=== Task requirements ===
Using the listing below, set down each line from the line containing "Generate a web" through the line containing "2018, 2019, 2020];", both ends included, exactly and with nothing added.

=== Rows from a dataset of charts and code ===
BEGIN
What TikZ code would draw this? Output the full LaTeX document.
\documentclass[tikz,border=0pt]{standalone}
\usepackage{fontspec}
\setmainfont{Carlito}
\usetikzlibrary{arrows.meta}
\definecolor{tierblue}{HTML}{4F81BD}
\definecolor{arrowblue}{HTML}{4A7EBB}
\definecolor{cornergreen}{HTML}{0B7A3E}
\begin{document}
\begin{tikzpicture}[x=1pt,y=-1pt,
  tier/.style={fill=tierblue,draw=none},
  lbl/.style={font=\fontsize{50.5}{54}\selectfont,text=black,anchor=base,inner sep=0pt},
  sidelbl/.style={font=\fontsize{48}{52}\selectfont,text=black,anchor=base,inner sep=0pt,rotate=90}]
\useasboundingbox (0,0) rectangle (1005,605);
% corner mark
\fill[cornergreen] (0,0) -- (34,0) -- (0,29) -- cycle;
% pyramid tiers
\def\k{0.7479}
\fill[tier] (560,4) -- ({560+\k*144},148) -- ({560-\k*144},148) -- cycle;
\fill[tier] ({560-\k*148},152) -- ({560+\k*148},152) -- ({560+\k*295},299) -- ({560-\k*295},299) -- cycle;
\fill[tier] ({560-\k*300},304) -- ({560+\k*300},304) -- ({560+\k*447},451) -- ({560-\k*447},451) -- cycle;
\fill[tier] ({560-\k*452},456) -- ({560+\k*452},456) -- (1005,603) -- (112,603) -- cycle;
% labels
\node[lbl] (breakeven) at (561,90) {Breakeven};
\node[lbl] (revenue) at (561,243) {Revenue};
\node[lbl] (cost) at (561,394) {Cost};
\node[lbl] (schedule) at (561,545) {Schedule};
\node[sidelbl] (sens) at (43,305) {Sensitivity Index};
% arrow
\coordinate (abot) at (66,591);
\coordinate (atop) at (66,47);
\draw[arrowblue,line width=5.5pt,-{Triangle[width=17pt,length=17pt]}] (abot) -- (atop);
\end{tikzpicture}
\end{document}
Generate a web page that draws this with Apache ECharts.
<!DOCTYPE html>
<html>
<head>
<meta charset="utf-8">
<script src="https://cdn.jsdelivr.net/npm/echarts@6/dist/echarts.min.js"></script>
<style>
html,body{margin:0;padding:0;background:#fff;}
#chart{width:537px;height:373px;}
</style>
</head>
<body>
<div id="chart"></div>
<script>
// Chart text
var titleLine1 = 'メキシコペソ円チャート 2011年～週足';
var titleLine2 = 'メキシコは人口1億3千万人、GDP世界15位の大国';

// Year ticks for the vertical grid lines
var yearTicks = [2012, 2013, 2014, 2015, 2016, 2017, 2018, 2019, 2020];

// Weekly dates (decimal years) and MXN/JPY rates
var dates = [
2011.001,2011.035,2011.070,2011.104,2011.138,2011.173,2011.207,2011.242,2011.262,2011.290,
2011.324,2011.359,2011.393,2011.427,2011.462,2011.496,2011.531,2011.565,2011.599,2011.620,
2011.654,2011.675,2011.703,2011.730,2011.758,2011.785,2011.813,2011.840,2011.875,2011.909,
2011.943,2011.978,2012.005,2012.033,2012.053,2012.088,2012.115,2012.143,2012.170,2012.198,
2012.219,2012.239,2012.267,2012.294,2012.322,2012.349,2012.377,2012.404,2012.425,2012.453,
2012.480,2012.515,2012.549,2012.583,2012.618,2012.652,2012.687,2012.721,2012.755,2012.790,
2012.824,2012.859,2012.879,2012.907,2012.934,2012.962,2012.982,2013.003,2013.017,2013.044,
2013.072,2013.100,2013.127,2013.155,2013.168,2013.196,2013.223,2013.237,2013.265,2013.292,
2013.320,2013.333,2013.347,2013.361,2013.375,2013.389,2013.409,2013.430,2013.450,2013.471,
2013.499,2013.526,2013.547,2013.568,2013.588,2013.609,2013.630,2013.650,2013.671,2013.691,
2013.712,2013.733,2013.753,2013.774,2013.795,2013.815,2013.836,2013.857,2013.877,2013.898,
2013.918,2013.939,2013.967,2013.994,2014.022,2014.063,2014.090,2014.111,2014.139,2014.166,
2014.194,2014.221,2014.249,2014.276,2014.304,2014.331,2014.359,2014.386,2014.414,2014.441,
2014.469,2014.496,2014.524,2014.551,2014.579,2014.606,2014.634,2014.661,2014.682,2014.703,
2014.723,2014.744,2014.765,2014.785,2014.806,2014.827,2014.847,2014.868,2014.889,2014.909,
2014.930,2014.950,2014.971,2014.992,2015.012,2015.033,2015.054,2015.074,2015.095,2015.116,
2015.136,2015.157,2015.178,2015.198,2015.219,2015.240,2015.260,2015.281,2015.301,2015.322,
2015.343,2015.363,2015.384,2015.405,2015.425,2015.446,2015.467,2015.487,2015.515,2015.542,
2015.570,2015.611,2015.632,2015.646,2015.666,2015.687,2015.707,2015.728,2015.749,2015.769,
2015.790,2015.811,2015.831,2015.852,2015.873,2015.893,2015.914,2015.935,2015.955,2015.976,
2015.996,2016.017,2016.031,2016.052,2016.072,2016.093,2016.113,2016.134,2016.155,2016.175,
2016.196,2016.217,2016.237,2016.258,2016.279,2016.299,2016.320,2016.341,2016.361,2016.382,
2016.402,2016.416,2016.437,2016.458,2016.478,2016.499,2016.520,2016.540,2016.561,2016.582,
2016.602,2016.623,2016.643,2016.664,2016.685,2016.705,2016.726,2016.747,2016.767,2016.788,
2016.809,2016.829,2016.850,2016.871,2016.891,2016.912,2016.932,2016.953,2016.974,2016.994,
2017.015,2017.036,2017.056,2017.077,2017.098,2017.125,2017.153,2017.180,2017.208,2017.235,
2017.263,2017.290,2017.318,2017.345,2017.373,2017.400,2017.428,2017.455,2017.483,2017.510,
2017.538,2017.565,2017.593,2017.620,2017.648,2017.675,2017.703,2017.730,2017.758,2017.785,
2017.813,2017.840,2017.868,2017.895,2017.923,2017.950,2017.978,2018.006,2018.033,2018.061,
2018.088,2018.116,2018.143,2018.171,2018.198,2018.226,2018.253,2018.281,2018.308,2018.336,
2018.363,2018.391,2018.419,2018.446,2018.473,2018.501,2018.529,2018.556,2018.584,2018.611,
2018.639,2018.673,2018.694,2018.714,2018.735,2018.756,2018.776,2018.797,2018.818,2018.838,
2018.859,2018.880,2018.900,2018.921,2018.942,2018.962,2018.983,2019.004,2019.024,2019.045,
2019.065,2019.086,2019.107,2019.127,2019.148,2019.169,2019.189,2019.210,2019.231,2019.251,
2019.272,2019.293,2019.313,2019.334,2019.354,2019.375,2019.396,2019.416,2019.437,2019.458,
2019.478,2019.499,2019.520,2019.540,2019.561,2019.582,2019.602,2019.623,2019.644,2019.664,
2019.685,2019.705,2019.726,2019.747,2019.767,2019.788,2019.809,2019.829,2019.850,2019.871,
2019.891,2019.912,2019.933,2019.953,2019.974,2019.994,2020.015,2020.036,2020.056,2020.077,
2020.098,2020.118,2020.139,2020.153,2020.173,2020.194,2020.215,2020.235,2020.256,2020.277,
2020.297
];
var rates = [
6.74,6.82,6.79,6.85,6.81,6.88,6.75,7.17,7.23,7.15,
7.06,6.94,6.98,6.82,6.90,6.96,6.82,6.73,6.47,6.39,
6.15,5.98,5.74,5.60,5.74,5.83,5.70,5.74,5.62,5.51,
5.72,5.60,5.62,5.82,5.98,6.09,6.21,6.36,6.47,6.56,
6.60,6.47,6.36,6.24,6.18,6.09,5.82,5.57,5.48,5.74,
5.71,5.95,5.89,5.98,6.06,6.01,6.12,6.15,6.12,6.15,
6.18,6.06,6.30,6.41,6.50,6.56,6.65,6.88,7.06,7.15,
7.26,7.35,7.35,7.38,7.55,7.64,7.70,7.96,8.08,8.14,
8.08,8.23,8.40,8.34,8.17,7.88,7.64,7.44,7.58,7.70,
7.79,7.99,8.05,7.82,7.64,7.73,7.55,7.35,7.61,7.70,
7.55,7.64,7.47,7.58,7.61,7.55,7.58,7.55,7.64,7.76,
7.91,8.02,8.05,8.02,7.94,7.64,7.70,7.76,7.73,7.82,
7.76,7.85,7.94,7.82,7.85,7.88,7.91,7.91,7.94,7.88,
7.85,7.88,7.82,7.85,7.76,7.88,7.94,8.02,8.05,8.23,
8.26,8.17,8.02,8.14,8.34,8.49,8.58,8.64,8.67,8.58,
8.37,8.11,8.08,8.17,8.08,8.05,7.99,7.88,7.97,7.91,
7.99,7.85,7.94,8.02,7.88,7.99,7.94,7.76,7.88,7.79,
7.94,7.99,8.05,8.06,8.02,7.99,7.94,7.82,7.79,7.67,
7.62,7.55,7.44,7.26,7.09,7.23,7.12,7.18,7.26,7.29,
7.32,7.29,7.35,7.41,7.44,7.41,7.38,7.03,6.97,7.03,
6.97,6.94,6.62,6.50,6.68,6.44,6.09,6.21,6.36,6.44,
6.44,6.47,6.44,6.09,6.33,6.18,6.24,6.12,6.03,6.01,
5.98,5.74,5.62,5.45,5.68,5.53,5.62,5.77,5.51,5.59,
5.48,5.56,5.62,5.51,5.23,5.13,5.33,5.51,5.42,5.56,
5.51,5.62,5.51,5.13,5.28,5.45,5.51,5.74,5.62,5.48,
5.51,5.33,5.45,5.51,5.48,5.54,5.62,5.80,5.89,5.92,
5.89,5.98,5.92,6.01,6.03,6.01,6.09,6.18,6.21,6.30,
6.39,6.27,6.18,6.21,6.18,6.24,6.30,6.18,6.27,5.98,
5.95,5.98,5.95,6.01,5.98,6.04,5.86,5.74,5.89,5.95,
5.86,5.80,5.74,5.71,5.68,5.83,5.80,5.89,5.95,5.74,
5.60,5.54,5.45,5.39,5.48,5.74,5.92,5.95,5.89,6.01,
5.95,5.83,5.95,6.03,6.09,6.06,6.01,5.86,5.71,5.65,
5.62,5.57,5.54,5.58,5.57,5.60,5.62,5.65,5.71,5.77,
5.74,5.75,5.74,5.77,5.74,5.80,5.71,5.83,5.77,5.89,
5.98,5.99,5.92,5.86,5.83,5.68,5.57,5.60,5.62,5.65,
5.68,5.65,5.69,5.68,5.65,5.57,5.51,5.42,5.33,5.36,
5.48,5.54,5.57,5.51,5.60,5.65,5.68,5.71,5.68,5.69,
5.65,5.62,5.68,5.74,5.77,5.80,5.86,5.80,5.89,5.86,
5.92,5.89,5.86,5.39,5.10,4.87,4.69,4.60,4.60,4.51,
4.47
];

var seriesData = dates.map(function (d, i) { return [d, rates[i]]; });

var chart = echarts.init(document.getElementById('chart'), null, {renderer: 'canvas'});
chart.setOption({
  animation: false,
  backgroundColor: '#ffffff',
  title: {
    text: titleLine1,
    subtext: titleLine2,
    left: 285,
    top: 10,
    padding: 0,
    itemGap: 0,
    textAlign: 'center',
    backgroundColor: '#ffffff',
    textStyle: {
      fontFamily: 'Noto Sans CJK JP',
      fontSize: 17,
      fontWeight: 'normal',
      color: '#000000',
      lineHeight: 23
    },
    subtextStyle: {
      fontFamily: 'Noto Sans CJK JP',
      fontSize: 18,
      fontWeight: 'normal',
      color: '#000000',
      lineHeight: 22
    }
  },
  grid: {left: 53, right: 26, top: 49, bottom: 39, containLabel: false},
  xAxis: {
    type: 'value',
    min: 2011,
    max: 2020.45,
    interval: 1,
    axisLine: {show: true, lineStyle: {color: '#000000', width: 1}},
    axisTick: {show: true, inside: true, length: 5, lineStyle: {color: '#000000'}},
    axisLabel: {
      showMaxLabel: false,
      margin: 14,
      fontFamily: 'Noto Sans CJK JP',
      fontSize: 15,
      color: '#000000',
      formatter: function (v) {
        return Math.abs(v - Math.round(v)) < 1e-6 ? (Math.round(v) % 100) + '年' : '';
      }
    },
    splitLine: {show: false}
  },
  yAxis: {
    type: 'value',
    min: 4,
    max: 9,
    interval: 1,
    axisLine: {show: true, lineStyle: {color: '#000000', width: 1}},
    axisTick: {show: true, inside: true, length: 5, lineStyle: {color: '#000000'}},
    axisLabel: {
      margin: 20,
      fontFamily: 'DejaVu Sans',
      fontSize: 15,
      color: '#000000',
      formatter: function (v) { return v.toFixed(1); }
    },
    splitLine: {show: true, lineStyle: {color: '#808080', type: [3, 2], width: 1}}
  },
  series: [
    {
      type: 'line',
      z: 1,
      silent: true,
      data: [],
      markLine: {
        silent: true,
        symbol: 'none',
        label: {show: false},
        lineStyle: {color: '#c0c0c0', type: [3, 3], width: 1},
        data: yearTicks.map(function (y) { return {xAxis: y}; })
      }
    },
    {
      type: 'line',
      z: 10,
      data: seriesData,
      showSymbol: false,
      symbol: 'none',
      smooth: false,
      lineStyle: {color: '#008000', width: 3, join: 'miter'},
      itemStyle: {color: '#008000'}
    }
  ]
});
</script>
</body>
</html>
END
=== The response ===
Generate a web page that draws this with Apache ECharts.
<!DOCTYPE html>
<html>
<head>
<meta charset="utf-8">
<script src="https://cdn.jsdelivr.net/npm/echarts@6/dist/echarts.min.js"></script>
<style>
html,body{margin:0;padding:0;background:#fff;}
#chart{width:537px;height:373px;}
</style>
</head>
<body>
<div id="chart"></div>
<script>
// Chart text
var titleLine1 = 'メキシコペソ円チャート 2011年～週足';
var titleLine2 = 'メキシコは人口1億3千万人、GDP世界15位の大国';

// Year ticks for the vertical grid lines
var yearTicks = [2012, 2013, 2014, 2015, 2016, 2017, 2018, 2019, 2020];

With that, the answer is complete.